Color is coming to U.S. paper money - New designs will start with
$20 bill
ASSOCIATED PRESS
MSNBC
WASHINGTON, Dec. 1, 2002— The last time Andrew Jackson got a makeover,
he ended up with a big head, slightly off-center. This time, he will
get a little color. The most noticeable features of the last redesign
of U.S. currency — the oversized, off-center portraits — produced
all kinds of derisive nicknames: funny money, Monopoly money, cartoon
money.
COLOR IS COMING, and government money makers are hoping for a warmer
reception for the changes. The new $20, with its public unveiling
set for the spring, is supposed to be in circulation as early as next
fall.
Jackson is first in line for a makeover. After the new $20 makes its
debut, the new $50 (Ulysses S. Grant) and the $100s (Benjamin Franklin)
will follow in within 18 months.
In the works is a five-year effort, costing up to $53 million, to
educate people about the changes. An important goal is to help distinguish
between genuine greenbacks and bogus bills.
“If we learned anything from the issuance of the $20 in 1998, it is
that things that we get used to here, because we see it and work on
it, when it is first in the hands of the public it is seen as dramatic,”

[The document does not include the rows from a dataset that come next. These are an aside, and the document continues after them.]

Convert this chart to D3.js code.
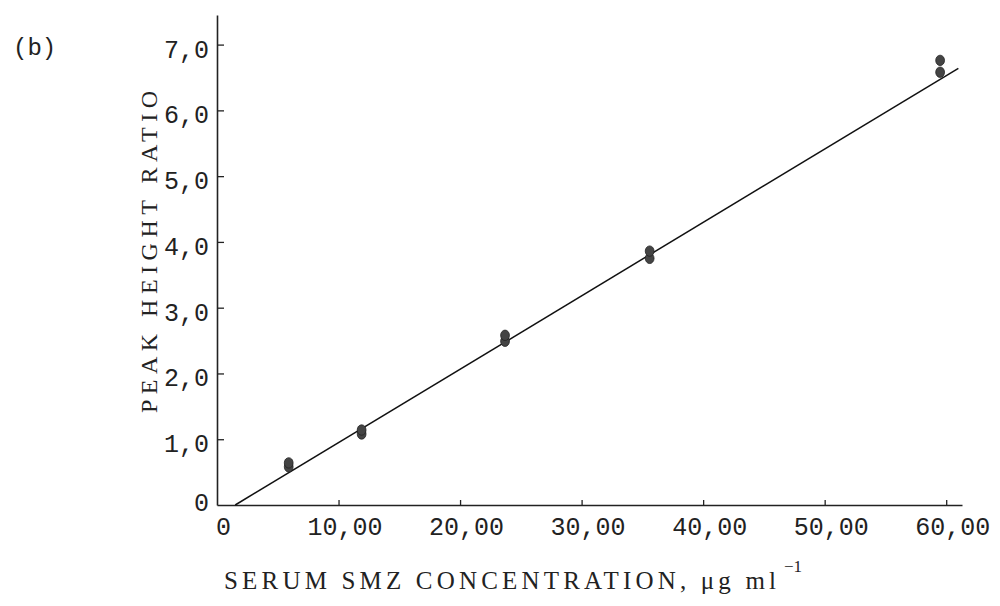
<!DOCTYPE html>
<html>
<head>
<meta charset="utf-8">
<script src="https://cdn.jsdelivr.net/npm/d3@7"></script>
<style>
  body { margin: 0; background: #fff; }
  text { font-family: "Liberation Mono", "DejaVu Sans Mono", monospace; fill: #222; }
  .title { font-family: "Liberation Serif", "DejaVu Serif", serif; }
</style>
</head>
<body>
<div id="chart"></div>
<script>
// measured points (concentration, peak height ratio)
const concentration = [5.9, 5.9, 11.9, 11.9, 23.7, 23.7, 35.6, 35.6, 59.5, 59.5];
const ratio = [0.58, 0.64, 1.08, 1.14, 2.49, 2.58, 3.75, 3.86, 6.58, 6.76];

// fitted regression line end points
const fitX = [1.5, 61.0];
const fitY = [0, 6.64];

const xTicks = [0, 10, 20, 30, 40, 50, 60];
const xTickLabels = ["0", "10,00", "20,00", "30,00", "40,00", "50,00", "60,00"];
const yTicks = [0, 1, 2, 3, 4, 5, 6, 7];
const yTickLabels = ["0", "1,0", "2,0", "3,0", "4,0", "5,0", "6,0", "7,0"];

const width = 1000;
const height = 606;

const x = d3.scaleLinear().domain([0, 61.3]).range([217, 962]);
const y = d3.scaleLinear().domain([0, 7.45]).range([505, 15]);

const svg = d3.select("#chart")
  .append("svg")
  .attr("width", width)
  .attr("height", height);

// axes
const xAxis = svg.append("g")
  .attr("transform", `translate(0,${y(0)})`)
  .call(d3.axisBottom(x)
    .tickValues(xTicks)
    .tickSize(-5)
    .tickSizeOuter(0)
    .tickFormat((d, i) => xTickLabels[i]));
xAxis.select(".domain").attr("stroke", "#222").attr("stroke-width", 1.6);
xAxis.selectAll(".tick line").attr("stroke", "#222").attr("stroke-width", 1.3)
  .attr("display", d => d === 0 ? "none" : null);
xAxis.selectAll(".tick text")
  .attr("y", 12)
  .attr("dy", "0.71em")
  .style("font-size", "25px")
  .attr("fill", "#222")
  .attr("dx", 6);

const yAxis = svg.append("g")
  .attr("transform", `translate(${x(0)},0)`)
  .call(d3.axisLeft(y)
    .tickValues(yTicks)
    .tickSize(-7)
    .tickSizeOuter(0)
    .tickFormat((d, i) => yTickLabels[i]));
yAxis.select(".domain").attr("stroke", "#222").attr("stroke-width", 1.6);
yAxis.selectAll(".tick text")
  .attr("x", -8)
  .attr("dy", d => d === 0 ? "0.2em" : "0.5em")
  .style("font-size", "25px")
  .attr("fill", "#222");
yAxis.selectAll(".tick line").attr("stroke", "#222").attr("stroke-width", 1.3)
  .attr("display", d => d === 0 ? "none" : null);

// regression line
svg.append("line")
  .attr("x1", x(fitX[0]))
  .attr("y1", y(fitY[0]))
  .attr("x2", x(fitX[1]))
  .attr("y2", y(fitY[1]))
  .attr("stroke", "#111")
  .attr("stroke-width", 1.5);

// data points
svg.selectAll("ellipse.pt")
  .data(concentration)
  .enter()
  .append("ellipse")
  .attr("class", "pt")
  .attr("cx", d => x(d))
  .attr("cy", (d, i) => y(ratio[i]))
  .attr("rx", 4.4)
  .attr("ry", 5.2)
  .attr("fill", "#444")
  .attr("stroke", "#222")
  .attr("stroke-width", 0.8);

// axis titles
svg.append("text")
  .attr("class", "title")
  .attr("x", 224)
  .attr("y", 589)
  .attr("textLength", 552)
  .attr("lengthAdjust", "spacing")
  .style("font-size", "25px")
  .text("SERUM SMZ CONCENTRATION, \u03bcg ml");

svg.append("text")
  .attr("class", "title")
  .attr("x", 784)
  .attr("y", 572)
  .style("font-size", "17px")
  .text("\u22121");

svg.append("text")
  .attr("class", "title")
  .attr("transform", "rotate(-90)")
  .attr("x", -413)
  .attr("y", 157)
  .attr("textLength", 322)
  .attr("lengthAdjust", "spacing")
  .style("font-size", "24px")
  .text("PEAK HEIGHT RATIO");

svg.append("text")
  .attr("x", 13)
  .attr("y", 55)
  .style("font-size", "24px")
  .text("(b)");
</script>
</body>
</html>
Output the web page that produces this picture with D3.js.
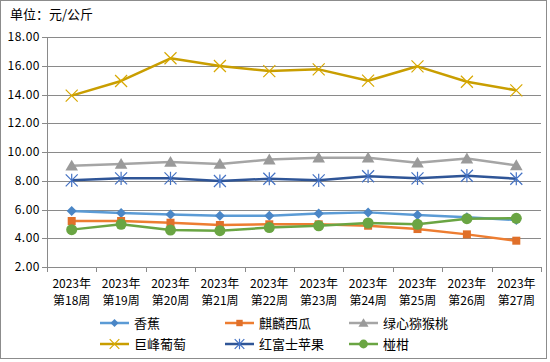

said Thomas Ferguson, director of the Bureau of Engraving and Printing.
“Suddenly, we are asking them to accept something else.”
Portrait engraver Thomas Hipschen, who is working on the current redesign,
remembers spending countless hours during the last makeover meticulously
cutting into steel by hand the portraits of Jackson, Franklin and
Grant for the new bills.
Relieved at first when the work was done, he then worried about the
public reaction to the changes.
“You worry about what the press is going to do,” he said. “I have
an old clipping file about all the horrible things they said about
the portraits that I engraved. Some fun things, too.”
Everyone is a critic.
“Well, you are not going to please everybody. This is a situation
where everybody is going to weigh in on it,” Hipschen said. “You really
have to have a thick skin, I think. But I don’t really take it to
heart that much. When my artist friends come back and say, ‘What were
you thinking?’ — that kind of hurts to the quick. But the general
population, they are going to get on the bandwagon, one way or the
other, and I’m just going to have to live with it.”
TECHNICAL CHALLENGES
To give the new bills color, the bureau has had to buy five printing
presses, to operate in Washington and at a bureau facility in Fort
Worth, Texas. To run the new presses, Ferguson said, some existing
workers are getting trained, and a few new people have been hired.
The Fort Worth plant is being expanded, providing room for the new
presses and space for public tours, he said.
Adding color to the notes is a challenge.
“It is new, and anything that is new provides another opportunity
to do well — or not,” Ferguson said. “There can be color variations
that we wouldn’t get with a single color ink, like when we use black
or green. So there are additional inspection requirements.”
Green and black ink is now used on neutral-colored paper. With the
makeover, color tints will be added in the neutral areas of the note.
Ferguson would not say which colors will be used, but said they will
vary by denomination.
Money makers want the new notes to have an American look and feel,
and not be confused with, for instance, the colorful euro, the paper
currency of the European Union.
“When we look at something as fundamentally revolutionary as adding
color, going from a currency system that has been monochromatic certainly
for all of our lives, our parents’ lives, ... we want to do it in
a responsible way that recognizes that tradition,” Ferguson said.
“So that when people around the world see that first new U.S. $20,
they will know it as a U.S. $20.”
‘CONTINUUM OF DESIGN’
Recent changes in paper money design have been driven by the desire
to thwart high-tech counterfeiters. Over the years, counterfeiters
have graduated from offset printing to increasingly sophisticated
color copiers, computer scanners, color ink jet printers and publishing-grade
software, all readily available.
Some anti-counterfeiting features included in the last redesign will
be retained, the bureau said. They include watermarks that are visible
when held up to a light; embedded security threads that glow a color
when exposed to an ultraviolet light; and minute images, visible with
a magnifying glass, known as microprinting.
The new notes may sport more distinct color-shifting ink. In the last
redesign, color-shifting ink that looks green when viewed straight
on but black at an angle was used in a spot on some notes.
Even after the greenbacks’ last makeover, which started with a revamped
Franklin on the $100 in 1996 and ended with new $5s and $10s in 2000,
some collectors still complained that U.S. currency is boring.
Ferguson has a different take.
“Our notes now, in the highest sense of the word, are utilitarian,”
he said. “U.S. currency is a continuum of design, versus a revolution
of design.”
Under the redesign, the size of the notes will not change and the
same faces will appear on the same bills. But the portraits and buildings
may be presented differently.
Hipschen said if he were king for a day, he would put Duke Ellington
on one of the bills, would replace all the portraits with different
American figures and would make notes longer as they increase in denomination.
“We could have gone where no man had gone before,” he joked.